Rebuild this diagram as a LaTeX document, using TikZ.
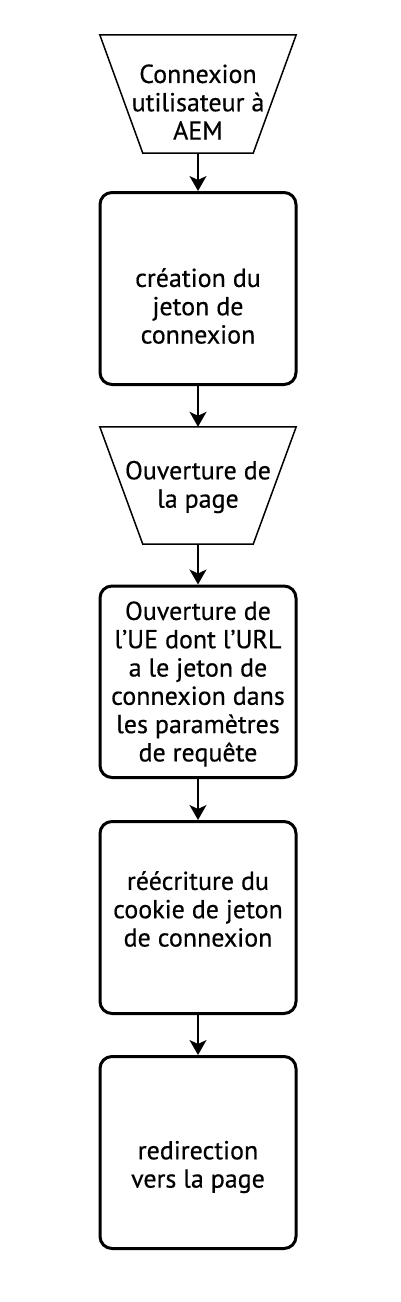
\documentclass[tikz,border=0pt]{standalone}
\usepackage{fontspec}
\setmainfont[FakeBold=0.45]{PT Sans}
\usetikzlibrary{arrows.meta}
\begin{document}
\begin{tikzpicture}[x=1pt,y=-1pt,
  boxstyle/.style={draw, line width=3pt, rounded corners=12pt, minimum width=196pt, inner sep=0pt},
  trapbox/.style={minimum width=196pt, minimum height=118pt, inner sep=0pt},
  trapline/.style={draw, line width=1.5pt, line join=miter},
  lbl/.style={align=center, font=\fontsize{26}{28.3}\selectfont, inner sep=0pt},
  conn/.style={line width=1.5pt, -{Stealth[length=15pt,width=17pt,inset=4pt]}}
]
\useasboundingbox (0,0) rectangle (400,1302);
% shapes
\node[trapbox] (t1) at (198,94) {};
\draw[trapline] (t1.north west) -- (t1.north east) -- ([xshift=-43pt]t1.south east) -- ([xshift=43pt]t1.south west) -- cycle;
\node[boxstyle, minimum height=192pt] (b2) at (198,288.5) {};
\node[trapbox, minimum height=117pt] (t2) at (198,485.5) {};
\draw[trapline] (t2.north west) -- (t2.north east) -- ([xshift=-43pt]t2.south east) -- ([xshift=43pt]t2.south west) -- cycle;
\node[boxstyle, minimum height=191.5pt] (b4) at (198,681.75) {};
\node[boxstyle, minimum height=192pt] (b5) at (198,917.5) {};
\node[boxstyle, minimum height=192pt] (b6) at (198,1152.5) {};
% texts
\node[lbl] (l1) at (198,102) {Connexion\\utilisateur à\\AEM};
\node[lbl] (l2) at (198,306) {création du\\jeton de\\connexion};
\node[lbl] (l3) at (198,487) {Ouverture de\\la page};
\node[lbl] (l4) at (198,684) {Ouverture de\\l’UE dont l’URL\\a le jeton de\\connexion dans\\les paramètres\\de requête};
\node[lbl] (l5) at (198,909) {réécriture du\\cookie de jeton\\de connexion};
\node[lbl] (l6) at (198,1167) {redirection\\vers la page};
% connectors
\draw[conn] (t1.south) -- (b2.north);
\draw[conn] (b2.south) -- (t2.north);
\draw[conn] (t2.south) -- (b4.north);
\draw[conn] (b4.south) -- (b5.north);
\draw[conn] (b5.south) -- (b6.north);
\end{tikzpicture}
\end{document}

-- -- --

Every line above should be returned exactly; the pictures stay out.

Rebuild this diagram as a LaTeX document, using TikZ.
\documentclass[tikz,border=0pt]{standalone}
\usepackage{fontspec}
\setmainfont[FakeBold=0.45]{PT Sans}
\usetikzlibrary{arrows.meta}
\begin{document}
\begin{tikzpicture}[x=1pt,y=-1pt,
  boxstyle/.style={draw, line width=3pt, rounded corners=12pt, minimum width=196pt, inner sep=0pt},
  trapbox/.style={minimum width=196pt, minimum height=118pt, inner sep=0pt},
  trapline/.style={draw, line width=1.5pt, line join=miter},
  lbl/.style={align=center, font=\fontsize{26}{28.3}\selectfont, inner sep=0pt},
  conn/.style={line width=1.5pt, -{Stealth[length=15pt,width=17pt,inset=4pt]}}
]
\useasboundingbox (0,0) rectangle (400,1302);
% shapes
\node[trapbox] (t1) at (198,94) {};
\draw[trapline] (t1.north west) -- (t1.north east) -- ([xshift=-43pt]t1.south east) -- ([xshift=43pt]t1.south west) -- cycle;
\node[boxstyle, minimum height=192pt] (b2) at (198,288.5) {};
\node[trapbox, minimum height=117pt] (t2) at (198,485.5) {};
\draw[trapline] (t2.north west) -- (t2.north east) -- ([xshift=-43pt]t2.south east) -- ([xshift=43pt]t2.south west) -- cycle;
\node[boxstyle, minimum height=191.5pt] (b4) at (198,681.75) {};
\node[boxstyle, minimum height=192pt] (b5) at (198,917.5) {};
\node[boxstyle, minimum height=192pt] (b6) at (198,1152.5) {};
% texts
\node[lbl] (l1) at (198,102) {Connexion\\utilisateur à\\AEM};
\node[lbl] (l2) at (198,306) {création du\\jeton de\\connexion};
\node[lbl] (l3) at (198,487) {Ouverture de\\la page};
\node[lbl] (l4) at (198,684) {Ouverture de\\l’UE dont l’URL\\a le jeton de\\connexion dans\\les paramètres\\de requête};
\node[lbl] (l5) at (198,909) {réécriture du\\cookie de jeton\\de connexion};
\node[lbl] (l6) at (198,1167) {redirection\\vers la page};
% connectors
\draw[conn] (t1.south) -- (b2.north);
\draw[conn] (b2.south) -- (t2.north);
\draw[conn] (t2.south) -- (b4.north);
\draw[conn] (b4.south) -- (b5.north);
\draw[conn] (b5.south) -- (b6.north);
\end{tikzpicture}
\end{document}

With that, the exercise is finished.